:: What you have to do ::
Print the material below exactly as it stands, please, from its first line to the line holding "hist_level = [-0.18, -0.16, -0.14, -0.11, -0.07, 0.0]", with no pictures.

[START OF Data excerpt]

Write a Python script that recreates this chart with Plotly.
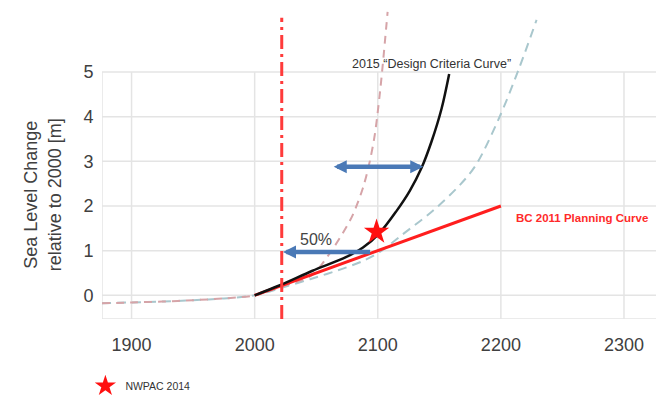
import plotly.graph_objects as go

# ---- data -------------------------------------------------------------
# observed / historical sea level (shared by both projection envelopes)
hist_years = [1876, 1900, 1925, 1950, 1975, 2000]
hist_level = [-0.18, -0.16, -0.14, -0.11, -0.07, 0.0]

# high-end projection (pink dashed)
high_years = [2000, 2022, 2035, 2047, 2061, 2074.5, 2080, 2088, 2093.5, 2097.6, 2101.6, 2104, 2108]
high_level = [0.0, 0.2, 0.31, 0.46, 0.94, 1.53, 1.82, 2.41, 3.0, 3.6, 4.5, 5.15, 6.35]

# lower projection (teal dashed)
low_years = [2000, 2022, 2045, 2074, 2088, 2102, 2120, 2145, 2167, 2180, 2199, 2215, 2229]
low_level = [0.0, 0.17, 0.36, 0.62, 0.77, 0.98, 1.36, 1.9, 2.48, 2.93, 4.0, 5.1, 6.17]

# 2015 design criteria curve
design_years = [2000, 2020, 2047, 2074.5, 2088, 2101.6, 2115, 2126, 2135.5, 2143.6, 2151.8, 2158]
design_level = [0.0, 0.22, 0.55, 0.86, 1.07, 1.4, 1.88, 2.34, 2.85, 3.44, 4.18, 4.96]

# BC 2011 planning curve
bc_years = [2000, 2050, 2100, 2200]
bc_level = [0.0, 0.5, 1.0, 2.0]

# NWPAC 2014 estimate
nwpac_year = [2099]
nwpac_level = [1.42]

# present-day marker line
now_year = 2022
now_span = [-0.53, 6.22]

# shift arrows (year from, year to, level)
wide_arrow = (2063, 2137, 2.88)
half_arrow = (2095, 2023, 0.97)

x_ticks = [1900, 2000, 2100, 2200, 2300]
y_ticks = [0, 1, 2, 3, 4, 5]
x_range = [1876, 2326]
y_range = [-0.531, 6.615]

# ---- figure -----------------------------------------------------------
font_family = "Liberation Sans, Arial, sans-serif"
grid_color = "#e4e4e4"

fig = go.Figure()

fig.add_trace(go.Scatter(
    x=hist_years + low_years[1:], y=hist_level + low_level[1:],
    mode="lines", line=dict(color="#a9c7cd", width=2, dash="9px,6px", shape="spline", smoothing=0.9),
    showlegend=False, hoverinfo="skip"))

fig.add_trace(go.Scatter(
    x=hist_years + high_years[1:], y=hist_level + high_level[1:],
    mode="lines", line=dict(color="#d6a4a8", width=2, dash="8px,6px", shape="spline", smoothing=0.9),
    showlegend=False, hoverinfo="skip"))

fig.add_trace(go.Scatter(
    x=bc_years, y=bc_level, mode="lines",
    line=dict(color="#ff1e1e", width=3),
    showlegend=False, hoverinfo="skip"))

fig.add_trace(go.Scatter(
    x=design_years, y=design_level, mode="lines",
    line=dict(color="#111111", width=2.5, shape="spline", smoothing=0.9),
    showlegend=False, hoverinfo="skip"))

fig.add_trace(go.Scatter(
    x=[now_year, now_year], y=now_span, mode="lines",
    line=dict(color="#ff3b3b", width=3, dash="14px,5px,3px,5px"),
    showlegend=False, hoverinfo="skip"))

fig.add_trace(go.Scatter(
    x=nwpac_year, y=nwpac_level, mode="markers", name="NWPAC 2014",
    marker=dict(symbol="star", size=19, color="#ff1010", line=dict(width=0))))

# grid drawn as shapes so it stops at the top tick
shapes = []
for xv in [x_range[0]] + x_ticks:
    shapes.append(dict(type="line", xref="x", yref="y", x0=xv, x1=xv,
                       y0=y_range[0], y1=y_ticks[-1],
                       line=dict(color=grid_color, width=1.5), layer="below"))
for yv in [y_range[0]] + y_ticks:
    shapes.append(dict(type="line", xref="x", yref="y", x0=x_range[0], x1=x_range[1],
                       y0=yv, y1=yv,
                       line=dict(color=grid_color, width=1.5), layer="below"))

arrow_color = "#4a79b6"
annotations = [
    dict(x=wide_arrow[1], y=wide_arrow[2], ax=wide_arrow[0], ay=wide_arrow[2],
         xref="x", yref="y", axref="x", ayref="y", text="", showarrow=True,
         arrowhead=2, arrowside="end+start", arrowwidth=4.5, arrowsize=0.58,
         arrowcolor=arrow_color, standoff=0, startstandoff=0),
    dict(x=half_arrow[1], y=half_arrow[2], ax=half_arrow[0], ay=half_arrow[2],
         xref="x", yref="y", axref="x", ayref="y", text="", showarrow=True,
         arrowhead=2, arrowwidth=4.5, arrowsize=0.58,
         arrowcolor=arrow_color, standoff=0),
    dict(x=2049.6, y=1.26, xref="x", yref="y", text="50%", showarrow=False,
         font=dict(family=font_family, size=16, color="#444444")),
    dict(x=2144, y=5.18, xref="x", yref="y", text="2015 \u201cDesign Criteria Curve\u201d",
         showarrow=False, font=dict(family=font_family, size=12.5, color="#333333")),
    dict(x=2211, y=1.73, xref="x", yref="y", xanchor="left",
         text="<b>BC 2011 Planning Curve</b>", showarrow=False,
         font=dict(family=font_family, size=11.5, color="#ff2a2a")),
    dict(x=-0.107, y=0.39, xref="paper", yref="paper", xanchor="center", yanchor="middle",
         textangle=-90, text="Sea Level Change<br>relative to 2000 [m]", showarrow=False,
         font=dict(family=font_family, size=18, color="#404040")),
]

fig.update_layout(
    width=656, height=401,
    margin=dict(l=102, r=0, t=0, b=78),
    paper_bgcolor="white", plot_bgcolor="white",
    font=dict(family=font_family, color="#404040"),
    shapes=shapes, annotations=annotations,
    showlegend=True,
    legend=dict(x=-0.03, y=-0.21, xanchor="left", yanchor="middle",
                bgcolor="rgba(0,0,0,0)", font=dict(size=10.5, color="#333333"),
                itemwidth=30),
)
fig.update_xaxes(range=x_range, tickvals=x_ticks, showgrid=False, zeroline=False,
                 showline=False, ticks="outside", ticklen=9, tickcolor="rgba(0,0,0,0)",
                 tickfont=dict(size=18, color="#404040"))
fig.update_yaxes(range=y_range, tickvals=y_ticks, showgrid=False, zeroline=False,
                 showline=False, ticks="outside", ticklen=4, tickcolor="rgba(0,0,0,0)",
                 tickfont=dict(size=18, color="#404040"))

fig.write_html("out.html")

[END OF Data excerpt]

:: Worked solution ::
Write a Python script that recreates this chart with Plotly.
import plotly.graph_objects as go

# ---- data -------------------------------------------------------------
# observed / historical sea level (shared by both projection envelopes)
hist_years = [1876, 1900, 1925, 1950, 1975, 2000]
hist_level = [-0.18, -0.16, -0.14, -0.11, -0.07, 0.0]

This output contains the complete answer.